Russia has planned to build a gas pipeline and accompanying railroad from its offshore Sakhalin Island fields, north of Japan, through North Korea to South Korea.
“Obviously the greatest variable in this project is the North Korean risk, which must be handled effectively,” Chris Faulkner, CEO of Texas-based Breitling Energy and adviser to the Energy China Forum’s Asia Shale Gas Committee, said. “North Korea is not trustworthy enough to entrust with an energy supply line, and inter-Korean relations are not healthy enough at present to carry out this project.”
ExxonMobil operates one of the Sakhalin fields with a 30 percent stake, partnering with companies from Japan (30 percent stake), India (20 percent) and two Russian companies (20 percent combined). Subsidiaries of Gazprom, Netherlands-based Royal Dutch Shell, Japanese corporate group Mitsui and Japanese auto manufacturer Mitsubishi operate the other field. The project is projected to supply South Korea with 10 billion cubic meters of gas each year and would bend North Korea into a sort of Ukraine and make South Korea akin to Europe with its present dependency on Russian gas.
South Korea relies on imports to meet about 97 percent of its energy needs, making it the world’s second-largest natural gas importer behind Japan.
And Russia and India have been negotiating the construction of a $30 billion oil pipeline, which would be the world’s most expensive due to its proposed route through rugged terrain. The so-called Silk Road pipeline would link Russia’s Altai Mountain region to the Xinjiang province of China and northern India. Russia exports 70 percent of its oil, compared to 30 percent of its gas production, and its oil revenues are nearly seven times more than its gas revenues, the U.S. Energy Information Administration (EIA) says.

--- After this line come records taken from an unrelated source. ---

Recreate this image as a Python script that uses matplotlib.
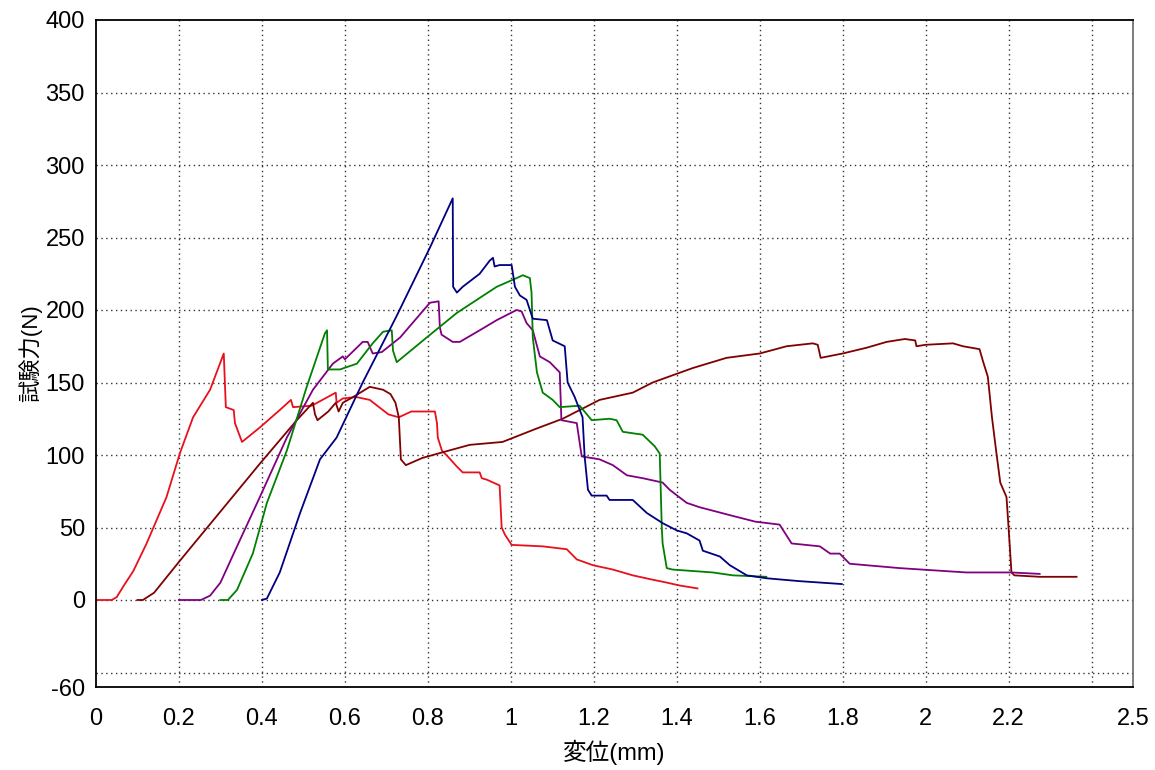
import matplotlib
matplotlib.use('Agg')
import matplotlib.pyplot as plt

plt.rcParams['font.family'] = ['Liberation Sans', 'Noto Sans CJK JP', 'DejaVu Sans']
plt.rcParams['axes.unicode_minus'] = False

# curves: (displacement mm, force N)
red = [(0, 0), (0.038, 0), (0.05, 2), (0.065, 9), (0.09, 20), (0.122, 39), (0.17, 71), (0.202, 101),
       (0.234, 126), (0.275, 145), (0.308, 170), (0.313, 133), (0.332, 131), (0.335, 122),
       (0.352, 109), (0.395, 119), (0.443, 131), (0.47, 138), (0.475, 133), (0.52, 134),
       (0.578, 143), (0.58, 136), (0.595, 139), (0.627, 140), (0.66, 138), (0.705, 128),
       (0.73, 126), (0.76, 130), (0.817, 130), (0.822, 122), (0.824, 112), (0.834, 103),
       (0.848, 99), (0.87, 92), (0.884, 88), (0.925, 88), (0.93, 84), (0.942, 83), (0.973, 79),
       (0.978, 50), (0.986, 45), (1.002, 38), (1.077, 37), (1.135, 35), (1.159, 28),
       (1.198, 24), (1.246, 21), (1.294, 17), (1.342, 14), (1.376, 12), (1.407, 10), (1.45, 8)]

brown = [(0.1, 0), (0.113, 0), (0.14, 5), (0.202, 27), (0.3, 61), (0.395, 94), (0.484, 124),
         (0.523, 136), (0.528, 128), (0.534, 124), (0.56, 130), (0.578, 136), (0.585, 130),
         (0.595, 136), (0.62, 140), (0.66, 147), (0.692, 145), (0.71, 142), (0.722, 136),
         (0.73, 126), (0.735, 97), (0.747, 93), (0.787, 98), (0.85, 103), (0.901, 107),
         (0.98, 109), (1.06, 118), (1.125, 125), (1.214, 138), (1.294, 143), (1.342, 150),
         (1.4, 156), (1.439, 160), (1.52, 167), (1.6, 170), (1.665, 175), (1.728, 177),
         (1.74, 176), (1.747, 167), (1.8, 170), (1.858, 174), (1.906, 178), (1.95, 180),
         (1.975, 179), (1.978, 175), (2.0, 176), (2.066, 177), (2.09, 175), (2.13, 173),
         (2.138, 165), (2.15, 154), (2.16, 126), (2.17, 103), (2.18, 81), (2.195, 71),
         (2.2, 50), (2.207, 19), (2.214, 17), (2.275, 16), (2.364, 16)]

purple = [(0.2, 0), (0.253, 0), (0.275, 3), (0.3, 12), (0.34, 37), (0.395, 71), (0.46, 112),
          (0.523, 145), (0.571, 163), (0.595, 168), (0.6, 166), (0.643, 178), (0.655, 178),
          (0.667, 170), (0.689, 171), (0.733, 181), (0.805, 205), (0.826, 206), (0.829, 188),
          (0.833, 183), (0.86, 178), (0.877, 178), (0.925, 186), (0.966, 193), (1.014, 200),
          (1.026, 199), (1.038, 191), (1.053, 186), (1.07, 168), (1.094, 164), (1.118, 157),
          (1.122, 124), (1.159, 122), (1.171, 99), (1.214, 97), (1.246, 93), (1.28, 86),
          (1.318, 84), (1.366, 81), (1.383, 76), (1.424, 67), (1.455, 64), (1.535, 58),
          (1.59, 54), (1.648, 52), (1.677, 39), (1.745, 37), (1.77, 32), (1.793, 32),
          (1.817, 25), (1.937, 22), (2.098, 19), (2.207, 19), (2.275, 18)]

green = [(0.3, 0), (0.318, 0), (0.34, 7), (0.378, 32), (0.412, 67), (0.46, 103), (0.508, 147),
         (0.552, 184), (0.557, 186), (0.559, 159), (0.588, 159), (0.629, 163), (0.667, 177),
         (0.692, 185), (0.713, 186), (0.716, 172), (0.725, 164), (0.797, 181), (0.87, 198),
         (0.966, 216), (1.014, 222), (1.029, 224), (1.046, 222), (1.05, 212), (1.053, 181),
         (1.063, 157), (1.077, 143), (1.101, 138), (1.118, 133), (1.166, 134), (1.195, 124),
         (1.238, 125), (1.255, 124), (1.27, 116), (1.318, 114), (1.347, 106), (1.359, 101),
         (1.364, 50), (1.366, 39), (1.376, 22), (1.39, 21), (1.487, 19), (1.535, 17),
         (1.616, 16)]

navy = [(0.4, 0), (0.412, 1), (0.443, 19), (0.492, 60), (0.54, 97), (0.58, 112), (0.643, 150),
        (0.725, 196), (0.805, 243), (0.86, 277), (0.861, 216), (0.87, 212), (0.884, 216),
        (0.925, 225), (0.949, 234), (0.957, 236), (0.961, 230), (0.973, 231), (1.002, 231),
        (1.01, 216), (1.022, 210), (1.038, 207), (1.053, 194), (1.087, 193), (1.101, 179),
        (1.13, 175), (1.137, 150), (1.154, 140), (1.173, 126), (1.178, 99), (1.186, 76),
        (1.195, 72), (1.231, 72), (1.238, 69), (1.294, 69), (1.328, 60), (1.366, 53),
        (1.4, 48), (1.424, 46), (1.455, 41), (1.463, 34), (1.504, 30), (1.528, 24),
        (1.569, 17), (1.616, 15), (1.696, 13), (1.798, 11)]

# tick labels and grid positions (the software labels the axis ends, grid sits elsewhere)
x_labels = [0, 0.2, 0.4, 0.6, 0.8, 1, 1.2, 1.4, 1.6, 1.8, 2, 2.2, 2.5]
x_grid = [0.2, 0.4, 0.6, 0.8, 1.0, 1.2, 1.4, 1.6, 1.8, 2.0, 2.2, 2.4]
y_labels = [-60, 0, 50, 100, 150, 200, 250, 300, 350, 400]
y_grid = [-50, 0, 50, 100, 150, 200, 250, 300, 350]

fig = plt.figure(figsize=(11.55, 7.7), dpi=100)
ax = fig.add_axes([96 / 1155, 1 - 687 / 770, (1133 - 96) / 1155, (687 - 20) / 770])

series = [(red, '#e8101c'), (brown, '#800000'), (purple, '#800080'),
          (green, '#008000'), (navy, '#000080')]
for pts, col in series:
    xs = [p[0] for p in pts]
    ys = [p[1] for p in pts]
    ax.plot(xs, ys, color=col, linewidth=1.3)

ax.set_xlim(0, 2.5)
ax.set_ylim(-60, 400)

ax.set_xticks(x_labels)
ax.set_xticklabels([str(v) for v in x_labels])
ax.set_yticks(y_labels)
ax.set_xticks(x_grid, minor=True)
ax.set_yticks(y_grid, minor=True)
ax.xaxis.remove_overlapping_locs = False
ax.yaxis.remove_overlapping_locs = False
ax.tick_params(axis='both', which='both', length=0, labelsize=17)
ax.tick_params(axis='x', pad=15)
ax.tick_params(axis='y', pad=8)
ax.grid(which='minor', color='black', linestyle=(0, (1, 2.5)), linewidth=1.0, alpha=0.8)
ax.grid(which='major', visible=False)

for s in ['left', 'bottom', 'top']:
    ax.spines[s].set_color('black')
    ax.spines[s].set_linewidth(1.3)
ax.spines['right'].set_color('#666666')
ax.spines['right'].set_linewidth(1.2)

fig.text(614 / 1155, 1 - 752 / 770, '変位(mm)', ha='center', va='center', fontsize=17)
fig.text(30 / 1155, 1 - 353 / 770, '試験力(N)', ha='center', va='center', fontsize=16, rotation=90)

fig.savefig('out.png', dpi=100)
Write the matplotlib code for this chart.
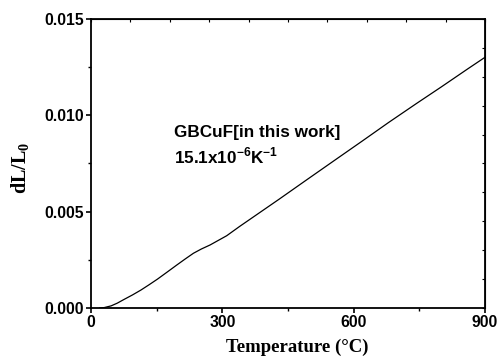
import matplotlib
matplotlib.use("Agg")
import matplotlib.pyplot as plt
from matplotlib.ticker import MultipleLocator

plt.rcParams['mathtext.fontset'] = 'custom'
plt.rcParams['mathtext.rm'] = 'Liberation Sans:bold'
plt.rcParams['mathtext.bf'] = 'Liberation Serif:bold'

temperature = [20, 30, 46, 60, 76, 95, 114, 133, 152, 175, 196, 215, 234, 252, 272, 310, 340, 363, 430,
               492, 560, 620, 680, 744, 800, 860, 900]
dL_L0 = [0.0, 0.00002, 0.00011, 0.00025, 0.00045, 0.00068, 0.00093, 0.00121, 0.00150, 0.00188, 0.00223,
         0.00254, 0.00284, 0.00306, 0.00327, 0.00375, 0.00424, 0.00460, 0.00565, 0.00664,
         0.00772, 0.00867, 0.00963, 0.01062, 0.01147, 0.01240, 0.01301]

x_ticks = [0, 300, 600, 900]
y_ticks = [0.000, 0.005, 0.010, 0.015]
y_tick_labels = ['0.000', '0.005', '0.010', '0.015']

fig = plt.figure(figsize=(5.01, 3.58), dpi=100)
ax = fig.add_axes([0.1816, 0.1397, 0.968 - 0.1816, 0.947 - 0.1397])
ax.plot(temperature, dL_L0, color='black', lw=0.9)
ax.set_xlim(0, 900)
ax.set_ylim(0, 0.015)
ax.set_xticks(x_ticks)
ax.set_xticklabels([str(t) for t in x_ticks])
ax.set_yticks(y_ticks)
ax.set_yticklabels(y_tick_labels)
ax.xaxis.set_minor_locator(MultipleLocator(150))
ax.yaxis.set_minor_locator(MultipleLocator(0.0025))
for lab in ax.get_xticklabels() + ax.get_yticklabels():
    lab.set_fontfamily('Liberation Sans')
    lab.set_fontweight('bold')
    lab.set_fontsize(11.3)
ax.tick_params(which='major', direction='out', length=3.6, width=1.2, pad=1.5)
ax.tick_params(which='minor', direction='out', length=2.2, width=1.0)
for s in ax.spines.values():
    s.set_linewidth(1.3)

# top / right ticks (inward, 10 divisions)
axt = ax.secondary_xaxis('top')
axt.set_xticks([i * 90 for i in range(11)])
axt.tick_params(direction='in', length=2.5, width=0.8, labeltop=False)
axr = ax.secondary_yaxis('right')
axr.set_yticks([i * 0.0015 for i in range(11)])
axr.tick_params(direction='in', length=2.5, width=0.8, labelright=False)

ax.set_xlabel('Temperature (°C)', fontfamily='Liberation Serif', fontweight='bold', fontsize=13.5)
ax.xaxis.set_label_coords(0.523, -0.105)
ax.set_ylabel(r'dL/L$_\mathbf{0}$', fontfamily='Liberation Serif', fontweight='bold', fontsize=14.5)
ax.yaxis.set_label_coords(-0.15, 0.484)

ax.text(0.2107, 0.593, 'GBCuF[in this work]', transform=ax.transAxes, fontfamily='Liberation Sans',
        fontweight='bold', fontsize=12.3)
ax.text(0.2107, 0.5007, r'15.1x10$^{\mathrm{-6}}$K$^{\mathrm{-1}}$', transform=ax.transAxes,
        fontfamily='Liberation Sans', fontweight='bold', fontsize=12.3)

fig.savefig('out.png', dpi=100)
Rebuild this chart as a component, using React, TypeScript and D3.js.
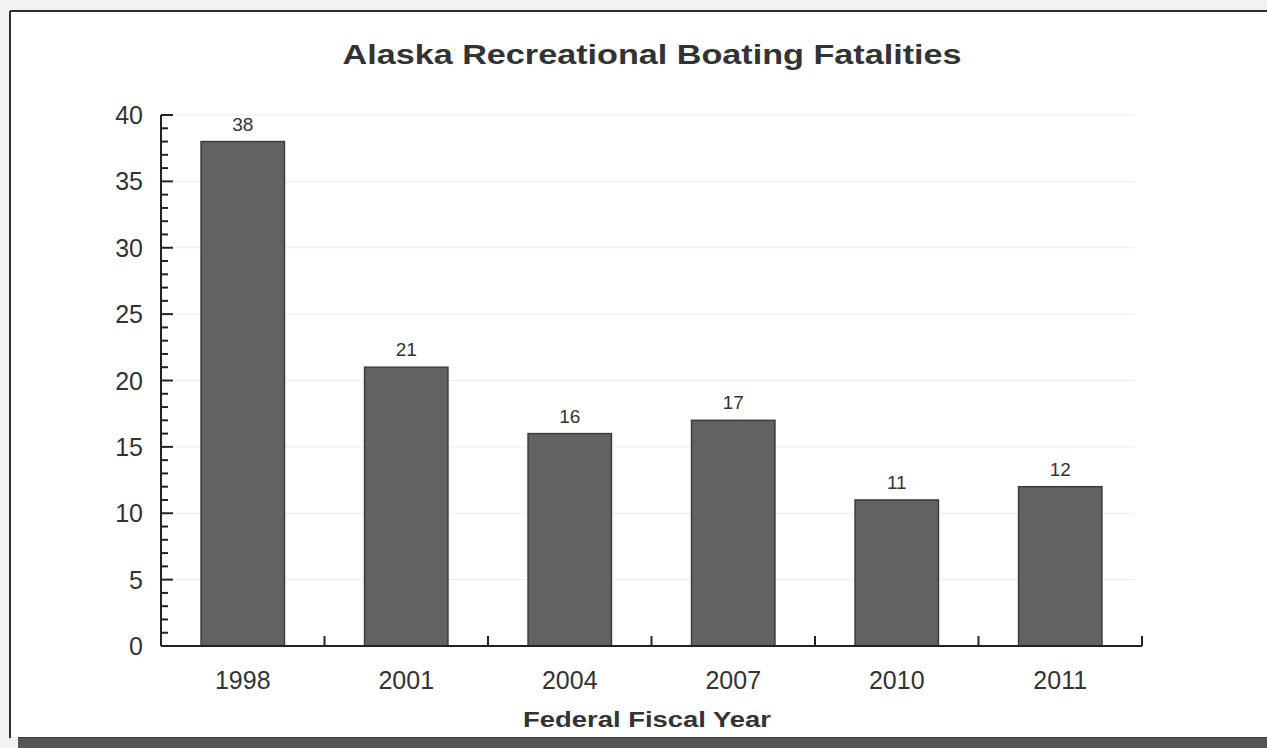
import React from "react";
import * as d3 from "d3";

// data
const years: string[] = ["1998", "2001", "2004", "2007", "2010", "2011"];
const fatalities: number[] = [38, 21, 16, 17, 11, 12];
const yTicks: number[] = [0, 5, 10, 15, 20, 25, 30, 35, 40];
const chartTitle = "Alaska Recreational Boating Fatalities";
const xTitle = "Federal Fiscal Year";

const W = 1267;
const H = 748;
const m = { l: 161, r: 125, t: 115, b: 102 };
const font = "'Liberation Sans', Arial, sans-serif";
const textColor = "#333";

export default function App() {
  const x = d3
    .scaleBand<string>()
    .domain(years)
    .range([m.l, W - m.r])
    .paddingInner(0.49)
    .paddingOuter(0.245);
  const y = d3.scaleLinear().domain([0, 40]).range([H - m.b, m.t]);

  const step = x.step();
  const x0 = m.l;
  const x1 = W - m.r;
  const minorTicks = d3.range(0, 41).filter((v) => v % 5 !== 0);
  const boundaries = years.map((_, i) => x0 + step * (i + 1));

  return (
    <svg
      width={W}
      height={H}
      style={{ position: "absolute", left: 0, top: 0, display: "block" }}
    >
      {/* page / frame */}
      <rect x={0} y={0} width={W} height={H} fill="#f2f2f2" />
      <rect x={10} y={11} width={W - 10} height={726} fill="#ffffff" />
      <line x1={10} y1={11} x2={W} y2={11} stroke="#2e2e2e" strokeWidth={2} />
      <line x1={10} y1={11} x2={10} y2={738} stroke="#2e2e2e" strokeWidth={2} />
      <rect x={18} y={737} width={W - 18} height={11} fill="#555555" />
      <line x1={18} y1={737.5} x2={W} y2={737.5} stroke="#3a3a3a" strokeWidth={1} />

      {/* title */}
      <text
        x={652}
        y={64}
        textAnchor="middle"
        fontFamily={font}
        fontWeight="bold"
        fontSize={28}
        fill={textColor}
        textLength={619}
        lengthAdjust="spacingAndGlyphs"
      >
        {chartTitle}
      </text>

      {/* gridlines */}
      {yTicks
        .filter((v) => v > 0)
        .map((v) => (
          <line
            key={"g" + v}
            x1={x0 + 14}
            x2={x1 - 7}
            y1={y(v)}
            y2={y(v)}
            stroke="#ececec"
            strokeWidth={1}
          />
        ))}

      {/* bars */}
      {years.map((yr, i) => (
        <g key={yr}>
          <rect
            x={x(yr)}
            y={y(fatalities[i])}
            width={x.bandwidth()}
            height={y(0) - y(fatalities[i])}
            fill="#626262"
            stroke="#3c3c3c"
            strokeWidth={1.5}
          />
          <text
            x={(x(yr) as number) + x.bandwidth() / 2}
            y={y(fatalities[i]) - 11}
            textAnchor="middle"
            fontFamily={font}
            fontSize={19}
            fill={textColor}
          >
            {fatalities[i]}
          </text>
          <text
            x={(x(yr) as number) + x.bandwidth() / 2}
            y={689}
            textAnchor="middle"
            fontFamily={font}
            fontSize={25}
            fill={textColor}
          >
            {yr}
          </text>
        </g>
      ))}

      {/* y axis */}
      <line x1={x0} x2={x0} y1={y(40)} y2={y(0)} stroke="#222" strokeWidth={2} />
      {yTicks.map((v) => (
        <g key={"y" + v}>
          <line x1={x0} x2={x0 + 12} y1={y(v)} y2={y(v)} stroke="#222" strokeWidth={2} />
          <text
            x={x0 - 18}
            y={y(v) + 9}
            textAnchor="end"
            fontFamily={font}
            fontSize={25}
            fill={textColor}
          >
            {v}
          </text>
        </g>
      ))}
      {minorTicks.map((v) => (
        <line
          key={"mn" + v}
          x1={x0}
          x2={x0 + 7}
          y1={y(v)}
          y2={y(v)}
          stroke="#222"
          strokeWidth={2}
        />
      ))}

      {/* x axis */}
      <line x1={x0} x2={x1} y1={y(0)} y2={y(0)} stroke="#222" strokeWidth={2} />
      {boundaries.map((bx, i) => (
        <line
          key={"xt" + i}
          x1={bx}
          x2={bx}
          y1={y(0)}
          y2={y(0) - 10}
          stroke="#222"
          strokeWidth={2}
        />
      ))}

      <text
        x={647}
        y={727}
        textAnchor="middle"
        fontFamily={font}
        fontWeight="bold"
        fontSize={22}
        fill={textColor}
        textLength={248}
        lengthAdjust="spacingAndGlyphs"
      >
        {xTitle}
      </text>
    </svg>
  );
}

India is the third-largest oil importer in the world after the U.S. and China, relying on imports from the Middle East, and is projected to become the world’s largest oil importer by 2020, according to the EIA. China and India’s economies have been the world’s fastest-growing for the past two decades, and like China, India’s energy consumption has more than doubled from 1990. Unsurprisingly, India is looking to secure additional energy imports and to diversify this supply.
As the Asian Development Bank pointed out in an October 2013 report, energy pricing in India is a core hindrance to foreign investment, as oil prices are government controlled and do not fully reflect the procurement prices.
Nonetheless, Russia has not called off the project, for which plans began around the same time that China and Russia began discussing a gas pipeline. Indian Prime Minister Manmohan Singh and Putin issued a joint statement from Moscow Oct. 21, 2013 that confirmed the two nations are collaborating “to study the possibility of direct ground transportation of hydrocarbons.”
The statement basically reaffirmed a joint commitment made in 2010. A year earlier, foreign ministers from Russia, India and China agreed to enhance energy cooperation among the countries, and at the end of last year, India’s biggest oil and gas company Oil and Natural Gas Corp. (ONGC) confirmed its interest in the pipeline from Russia, calling it “appropriate.”
Talks on the pipeline construction should conclude by the middle of this year, with a completion date of 2020-2022, according to the Center for Research on Globalization, a Montreal-based non-profit.
Still, China remains Russia’s most promising customer, with oil and gas consumption expected to increase by nearly 90 percent in 2011-2020, while India’s is expected to rise by about 50 percent, according to The Economist’s Intelligence Unit.
“Until a China pipeline is built, Russia has few export markets for gas outside Europe, leaving it vulnerable to sanctions and competition from U.S. exports of shale gas and Putin knows this,” Faulkner said.